# Suspension Dilemma



## zeno (Sep 17, 2002)

Here's the deal....I bought some rear KYB shocks off a guy on eBay for $150, they were suppose to be AGX but the guy fucked me and sent me GR2s. I'm currently in a battle w/ him and eBay to either get my money back or reimburse me some for a more reasonable price (no way 2 GR2 shocks cost $150!). 

Which brings me to my problem, I was ready to upgrade my suspension w/ some KYB AGX shocks matched w/ some H&R springs. Now all this shit is happening and I'm getting inpatient and I'm also realizing this project is going to seriously pile on debt to my credit card. So here are my options:

1) Keep fighting the eBay jackass for a refund, buy the AGX and H&R, and hope I get my money back. Additionally, I could sell the GR2 and probably lose about $50.

2) Settle for the crappy GR2s and buy a front pair to match. Use them w/ H&R springs.

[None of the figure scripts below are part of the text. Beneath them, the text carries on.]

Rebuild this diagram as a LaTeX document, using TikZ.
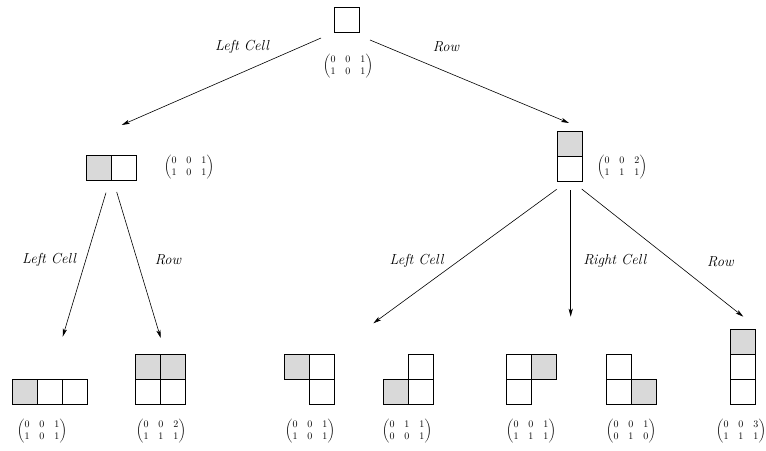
\documentclass[tikz,border=0pt]{standalone}
\usepackage{amsmath}
\usetikzlibrary{arrows.meta}
\definecolor{cellgray}{RGB}{217,217,217}
\tikzset{
  cell/.style={draw=black, line width=0.9pt, minimum size=25pt, inner sep=0pt, outer sep=0pt, fill=white},
  gcell/.style={cell, fill=cellgray},
  mat/.style={inner sep=0pt, font=\fontsize{10}{12}\selectfont},
  lab/.style={inner sep=0pt, font=\fontsize{14.5}{17}\selectfont\itshape},
  arr/.style={line width=0.6pt, -{Stealth[length=8pt,width=4.2pt,inset=2pt]}}
}
\begin{document}
\begin{tikzpicture}[x=1pt,y=-1pt]
\useasboundingbox (0,0) rectangle (766,450);
% top
\node[cell] (top) at (346.5,19.5) {};
\node[mat] (mtop) at (348,66) {$\begin{pmatrix}0&0&1\\1&0&1\end{pmatrix}$};
% level 1 left
\node[gcell] (la) at (99.2,167.8) {};
\node[cell] (lb) at (124.2,167.8) {};
\node[mat] (ml) at (189,167) {$\begin{pmatrix}0&0&1\\1&0&1\end{pmatrix}$};
% level 1 right
\node[gcell] (ra) at (569.5,143.5) {};
\node[cell] (rb) at (569.5,168.5) {};
\node[mat] (mr) at (622,167) {$\begin{pmatrix}0&0&2\\1&1&1\end{pmatrix}$};
% leaf 1
\node[gcell] (p1a) at (24.5,391.5) {};
\node[cell] (p1b) at (49.5,391.5) {};
\node[cell] (p1c) at (74.5,391.5) {};
\node[mat] (m1) at (42,431) {$\begin{pmatrix}0&0&1\\1&0&1\end{pmatrix}$};
% leaf 2
\node[gcell] (p2a) at (148.2,366.5) {};
\node[gcell] (p2b) at (173.2,366.5) {};
\node[cell] (p2c) at (148.2,391.5) {};
\node[cell] (p2d) at (173.2,391.5) {};
\node[mat] (m2) at (161,431) {$\begin{pmatrix}0&0&2\\1&1&1\end{pmatrix}$};
% leaf 3
\node[gcell] (p3a) at (296.8,366.5) {};
\node[cell] (p3b) at (321.8,366.5) {};
\node[cell] (p3c) at (321.8,391.5) {};
\node[mat] (m3) at (310,431) {$\begin{pmatrix}0&0&1\\1&0&1\end{pmatrix}$};
% leaf 4
\node[cell] (p4a) at (421.3,366.5) {};
\node[gcell] (p4b) at (396.3,391.5) {};
\node[cell] (p4c) at (421.3,391.5) {};
\node[mat] (m4) at (407,431) {$\begin{pmatrix}0&1&1\\0&0&1\end{pmatrix}$};
% leaf 5
\node[cell] (p5a) at (519.2,366.5) {};
\node[gcell] (p5b) at (544.2,366.5) {};
\node[cell] (p5c) at (519.2,391.5) {};
\node[mat] (m5) at (531,431) {$\begin{pmatrix}0&0&1\\1&1&1\end{pmatrix}$};
% leaf 6
\node[cell] (p6a) at (619.2,366.5) {};
\node[cell] (p6b) at (619.2,391.5) {};
\node[gcell] (p6c) at (644.2,391.5) {};
\node[mat] (m6) at (631,431) {$\begin{pmatrix}0&0&1\\0&1&0\end{pmatrix}$};
% leaf 7
\node[gcell] (p7a) at (742.5,341.5) {};
\node[cell] (p7b) at (742.5,366.5) {};
\node[cell] (p7c) at (742.5,391.5) {};
\node[mat] (m7) at (741,431) {$\begin{pmatrix}0&0&3\\1&1&1\end{pmatrix}$};
% arrow end points
\coordinate (t1) at (321,38);
\coordinate (t2) at (370,40);
\coordinate (e1) at (121.7,125);
\coordinate (e2) at (569,123);
\coordinate (s3) at (106,192.7);
\coordinate (s4) at (116.7,192);
\coordinate (e3) at (62.7,336.7);
\coordinate (e4) at (160.7,338);
\coordinate (s5) at (556.7,189.3);
\coordinate (s6) at (570.7,190);
\coordinate (s7) at (581.7,189);
\coordinate (e5) at (373.3,323.3);
\coordinate (e6) at (570.7,316.7);
\coordinate (e7) at (743.3,316.7);
\draw[arr] (t1) -- (e1);
\draw[arr] (t2) -- (e2);
\draw[arr] (s3) -- (e3);
\draw[arr] (s4) -- (e4);
\draw[arr] (s5) -- (e5);
\draw[arr] (s6) -- (e6);
\draw[arr] (s7) -- (e7);
% labels
\node[lab] (l1) at (242,47) {Left Cell};
\node[lab] (l2) at (446,47) {Row};
\node[lab] (l3) at (49,260) {Left Cell};
\node[lab] (l4) at (168,260) {Row};
\node[lab] (l5) at (416.5,261) {Left Cell};
\node[lab] (l6) at (614.7,261) {Right Cell};
\node[lab] (l7) at (720.3,262) {Row};
\end{tikzpicture}
\end{document}
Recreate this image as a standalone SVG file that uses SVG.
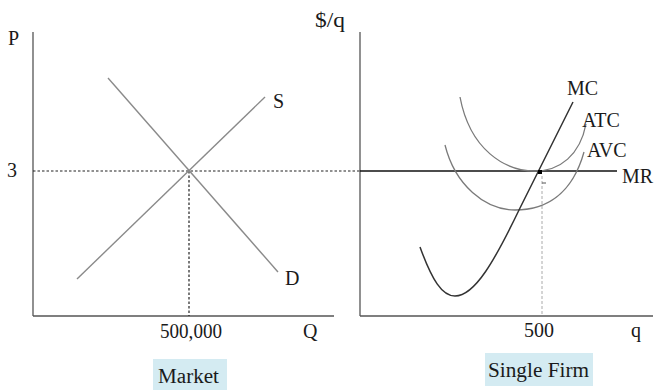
<svg xmlns="http://www.w3.org/2000/svg" width="657" height="390" viewBox="0 0 657 390">
<style>
text{font-family:"Liberation Serif","Times New Roman",serif;font-size:20px;fill:#1a1a1a}
.axis{stroke:#555;stroke-width:1.3;fill:none}
.sd{stroke:#8a8a8a;stroke-width:1.4;fill:none}
.dot{stroke:#222;stroke-width:1.2;stroke-dasharray:2.5 2;fill:none}
.cost{stroke:#7a7a7a;stroke-width:1.3;fill:none}
.box{fill:#d4ebf2}
</style>
<rect width="657" height="390" fill="#fff"/>
<g id="market-axes">
<line class="axis" x1="33" y1="32" x2="33" y2="316"/>
<line class="axis" x1="33" y1="316" x2="334" y2="316"/>
<text x="8" y="45">P</text>
<text x="7" y="177">3</text>
<text x="160" y="338" textLength="62" lengthAdjust="spacingAndGlyphs">500,000</text>
<text x="303" y="338">Q</text>
</g>
<g id="firm-axes">
<line class="axis" x1="360" y1="32" x2="360" y2="316"/>
<line class="axis" x1="360" y1="316" x2="653" y2="316"/>
<text x="315" y="27" textLength="30" lengthAdjust="spacingAndGlyphs">$/q</text>
<text x="524" y="337">500</text>
<text x="631" y="337">q</text>
</g>
<g id="connectors">
<line class="dot" x1="33" y1="171" x2="360" y2="171"/>
<line class="dot" x1="189" y1="171" x2="189" y2="316"/>
<line x1="542" y1="176" x2="542" y2="316" stroke="#aaa" stroke-width="1" stroke-dasharray="3 2"/>
</g>
<g id="demand">
<line class="sd" x1="108" y1="78" x2="278" y2="272"/>
<text x="285" y="285">D</text>
</g>
<g id="supply">
<line class="sd" x1="77" y1="279" x2="265" y2="97"/>
<text x="273" y="108">S</text>
</g>
<g id="mr">
<line x1="360" y1="171" x2="617" y2="171" stroke="#111" stroke-width="1.4"/>
<text x="622" y="183">MR</text>
</g>
<g id="atc">
<path class="cost" d="M460,97 C470,150 505,171 535,171 C560,171 580,155 586,124"/>
<text x="582" y="127">ATC</text>
</g>
<g id="avc">
<path class="cost" d="M445,145 C455,185 485,210 515,210 C545,210 572,195 584,152"/>
<text x="587" y="157">AVC</text>
</g>
<g id="mc">
<path d="M420,247 C432,280 442,296 455,296 C475,296 495,260 520,208 L573,102" stroke="#333" stroke-width="1.5" fill="none"/>
<text x="567" y="95">MC</text>
</g>
<g id="equilibrium">
<rect x="538" y="170" width="4" height="4" fill="#000"/>
<line x1="542" y1="183" x2="546" y2="183" stroke="#555" stroke-width="1"/>
</g>
<g id="market-label">
<rect class="box" x="153" y="359" width="74" height="31"/>
<text x="158" y="383" textLength="61" lengthAdjust="spacingAndGlyphs">Market</text>
</g>
<g id="firm-label">
<rect class="box" x="485" y="353" width="108" height="33"/>
<text x="488" y="377" textLength="101" lengthAdjust="spacingAndGlyphs">Single Firm</text>
</g>
</svg>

Be happy it is somewhat of an improvement since I don't AutoX or anything. Use the money saved to buy an ACT clutch to pair w/ my fidanza flywheel lying around the house.


----------



## ReVerm (Jan 13, 2003)

If I were you, I'd wait til the whole eBay issue got cleared up, regardless of the upgrade path. There's no sense in rushing to upgrade if you aren't even sure that you're going to have the right equipment.


----------



## barnoun (May 7, 2002)

ReVerm said:


> *If I were you, I'd wait til the whole eBay issue got cleared up, regardless of the upgrade path. There's no sense in rushing to upgrade if you aren't even sure that you're going to have the right equipment. *


exactly. Must you go into debt?


----------



## pearsont74 (Oct 1, 2002)

umm...arent we all in debt in one way or the other? LOL


----------



## ReVerm (Jan 13, 2003)

Yeah, but the less debt, the better.


----------



## bahearn (Jul 15, 2002)

Are you up to 200 HP yet? If not, forget the clutch and get the better struts.


----------



## zeno (Sep 17, 2002)

No but my project after the suspension is to slowly go turbo. The clutch and flywheel are step 1.


----------



## barnoun (May 7, 2002)

Since the turbo's after suspension, it sounds reasonable to get the suspension right the first time so you don't have to worry about it while doing the turbo buildup...


----------



## psuLemon (Apr 23, 2003)

actually, most pressure plated clutches will only hold up to 200hp... you have to upgrade before them cuz if you get cams you would have to upgrade....


----------



## zeno (Sep 17, 2002)

Damn, I found AGXs for $389 shipped from p-s-t.com. Now if only I can sell the freakin GR2s.


----------



## psuLemon (Apr 23, 2003)

doesn't anyone have a local performance shop that sell these, i know mine matches prices and i get stuff pretty cheap...


----------



## holy200sx (Jan 8, 2003)

im 3500 in debt .. i remember when my bill was 200$..


----------



## Guest (Aug 11, 2003)

I just bought my AGX's from p-s-t.com. They are supposed to get here any day now. I will hold off on recommending that store until they actually arrive (since I've been waiting about 3 weeks so far). I say don't spend another dime until you get settled up with the ebay crook. And next time dont buy from ebay because everything on there is a piece of shit.


----------